## [The problem]
Copy the data exactly; pictures stay out of the copy.

## [Information supplied]
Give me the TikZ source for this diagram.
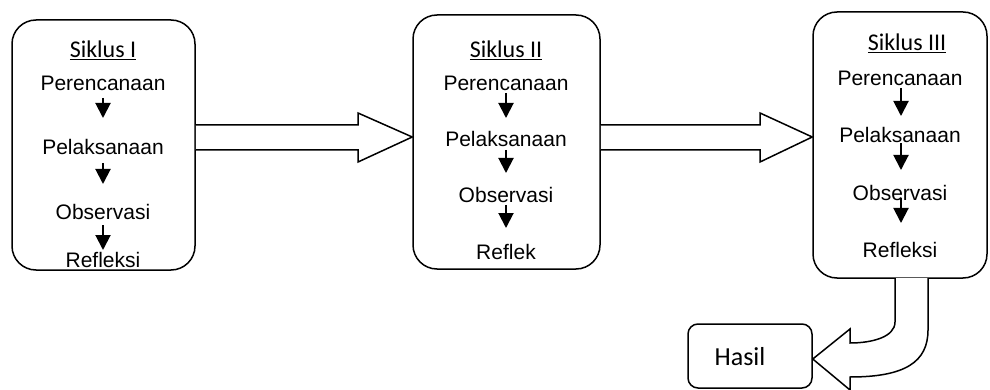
\documentclass[tikz,border=0pt]{standalone}
\usepackage{fontspec}
\setmainfont{Liberation Sans}
\newfontfamily\calfont{Carlito}
\usetikzlibrary{arrows.meta,calc}
\begin{document}
\begin{tikzpicture}[x=1pt,y=-1pt,
  cyclebox/.style={draw,line width=1.5pt,rounded corners=24pt,inner sep=0pt},
  steptext/.style={inner sep=0pt,font=\fontsize{21}{25}\selectfont},
  titletext/.style={inner sep=0pt,font=\calfont\fontsize{24}{28}\selectfont},
  sarrow/.style={line width=2pt,-{Triangle[length=15pt,width=15pt]}},
  barrow/.style={draw,line width=1.5pt,fill=white,line join=miter}]
\useasboundingbox (0,0) rectangle (990,390);
% boxes
\node[cyclebox,minimum width=183pt,minimum height=250pt] (b1) at (103.5,145) {};
\node[cyclebox,minimum width=187pt,minimum height=254pt] (b2) at (506.5,142) {};
\node[cyclebox,minimum width=174pt,minimum height=266pt] (b3) at (900,145) {};
\node[draw,line width=1.5pt,rounded corners=10pt,minimum width=124pt,minimum height=64pt] (h) at (750,356) {};
\node[inner sep=0pt,font=\calfont\fontsize{26}{30}\selectfont] (ht) at (740,357) {Hasil};
% box 1
\node[titletext] (t1) at (103,50) {\underline{Siklus I}};
\node[steptext] (a1) at (103,83) {Perencanaan};
\node[steptext] (a2) at (103,147) {Pelaksanaan};
\node[steptext] (a3) at (103,212) {Observasi};
\node[steptext] (a4) at (103,260) {Refleksi};
\draw[sarrow] ($(a1)+(0,15)$) -- ($(a2)+(0,-29)$);
\draw[sarrow] ($(a2)+(0,16)$) -- ($(a3)+(0,-28)$);
\draw[sarrow] ($(a3)+(0,13)$) -- ($(a4)+(0,-10)$);
% box 2
\node[titletext] (t2) at (506,50) {\underline{Siklus II}};
\node[steptext] (c1) at (506,83) {Perencanaan};
\node[steptext] (c2) at (506,139) {Pelaksanaan};
\node[steptext] (c3) at (506,195) {Observasi};
\node[steptext] (c4) at (506,252) {Reflek};
\draw[sarrow] ($(c1)+(0,10)$) -- ($(c2)+(0,-21)$);
\draw[sarrow] ($(c2)+(0,11)$) -- ($(c3)+(0,-22)$);
\draw[sarrow] ($(c3)+(0,10)$) -- ($(c4)+(0,-24)$);
% box 3
\node[titletext] (t3) at (907,43) {\underline{Siklus III}};
\node[steptext] (d1) at (900,78) {Perencanaan};
\node[steptext] (d2) at (900,135) {Pelaksanaan};
\node[steptext] (d3) at (900,193) {Observasi};
\node[steptext] (d4) at (900,250) {Refleksi};
\draw[sarrow] ($(d1)+(1,10)$) -- ($(d2)+(1,-19)$);
\draw[sarrow] ($(d2)+(1,8)$) -- ($(d3)+(1,-23)$);
\draw[sarrow] ($(d3)+(1,5)$) -- ($(d4)+(1,-27)$);
% block arrows
\draw[barrow] (b1.east |- 0,125) -- (358,125) -- (358,113) -- (b2.west |- 0,137) -- (358,162) -- (358,150) -- (b1.east |- 0,150);
\draw[barrow] (b2.east |- 0,125) -- (760,125) -- (760,113) -- (b3.west |- 0,137) -- (760,162) -- (760,150) -- (b2.east |- 0,150);
% U-turn arrow to Hasil
\draw[barrow] (895,278) -- (895,322) .. controls (895,337) and (872,343) .. (850,343)
  -- (850,329) -- (h.east |- 0,359) -- (850,390) -- (850,377)
  .. controls (905,377) and (928,362) .. (928,330) -- (928,278);
\end{tikzpicture}
\end{document}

## [Written solution]
Give me the TikZ source for this diagram.
\documentclass[tikz,border=0pt]{standalone}
\usepackage{fontspec}
\setmainfont{Liberation Sans}
\newfontfamily\calfont{Carlito}
\usetikzlibrary{arrows.meta,calc}
\begin{document}
\begin{tikzpicture}[x=1pt,y=-1pt,
  cyclebox/.style={draw,line width=1.5pt,rounded corners=24pt,inner sep=0pt},
  steptext/.style={inner sep=0pt,font=\fontsize{21}{25}\selectfont},
  titletext/.style={inner sep=0pt,font=\calfont\fontsize{24}{28}\selectfont},
  sarrow/.style={line width=2pt,-{Triangle[length=15pt,width=15pt]}},
  barrow/.style={draw,line width=1.5pt,fill=white,line join=miter}]
\useasboundingbox (0,0) rectangle (990,390);
% boxes
\node[cyclebox,minimum width=183pt,minimum height=250pt] (b1) at (103.5,145) {};
\node[cyclebox,minimum width=187pt,minimum height=254pt] (b2) at (506.5,142) {};
\node[cyclebox,minimum width=174pt,minimum height=266pt] (b3) at (900,145) {};
\node[draw,line width=1.5pt,rounded corners=10pt,minimum width=124pt,minimum height=64pt] (h) at (750,356) {};
\node[inner sep=0pt,font=\calfont\fontsize{26}{30}\selectfont] (ht) at (740,357) {Hasil};
% box 1
\node[titletext] (t1) at (103,50) {\underline{Siklus I}};
\node[steptext] (a1) at (103,83) {Perencanaan};
\node[steptext] (a2) at (103,147) {Pelaksanaan};
\node[steptext] (a3) at (103,212) {Observasi};
\node[steptext] (a4) at (103,260) {Refleksi};
\draw[sarrow] ($(a1)+(0,15)$) -- ($(a2)+(0,-29)$);
\draw[sarrow] ($(a2)+(0,16)$) -- ($(a3)+(0,-28)$);
\draw[sarrow] ($(a3)+(0,13)$) -- ($(a4)+(0,-10)$);
% box 2
\node[titletext] (t2) at (506,50) {\underline{Siklus II}};
\node[steptext] (c1) at (506,83) {Perencanaan};
\node[steptext] (c2) at (506,139) {Pelaksanaan};
\node[steptext] (c3) at (506,195) {Observasi};
\node[steptext] (c4) at (506,252) {Reflek};
\draw[sarrow] ($(c1)+(0,10)$) -- ($(c2)+(0,-21)$);
\draw[sarrow] ($(c2)+(0,11)$) -- ($(c3)+(0,-22)$);
\draw[sarrow] ($(c3)+(0,10)$) -- ($(c4)+(0,-24)$);
% box 3
\node[titletext] (t3) at (907,43) {\underline{Siklus III}};
\node[steptext] (d1) at (900,78) {Perencanaan};
\node[steptext] (d2) at (900,135) {Pelaksanaan};
\node[steptext] (d3) at (900,193) {Observasi};
\node[steptext] (d4) at (900,250) {Refleksi};
\draw[sarrow] ($(d1)+(1,10)$) -- ($(d2)+(1,-19)$);
\draw[sarrow] ($(d2)+(1,8)$) -- ($(d3)+(1,-23)$);
\draw[sarrow] ($(d3)+(1,5)$) -- ($(d4)+(1,-27)$);
% block arrows
\draw[barrow] (b1.east |- 0,125) -- (358,125) -- (358,113) -- (b2.west |- 0,137) -- (358,162) -- (358,150) -- (b1.east |- 0,150);
\draw[barrow] (b2.east |- 0,125) -- (760,125) -- (760,113) -- (b3.west |- 0,137) -- (760,162) -- (760,150) -- (b2.east |- 0,150);
% U-turn arrow to Hasil
\draw[barrow] (895,278) -- (895,322) .. controls (895,337) and (872,343) .. (850,343)
  -- (850,329) -- (h.east |- 0,359) -- (850,390) -- (850,377)
  .. controls (905,377) and (928,362) .. (928,330) -- (928,278);
\end{tikzpicture}
\end{document}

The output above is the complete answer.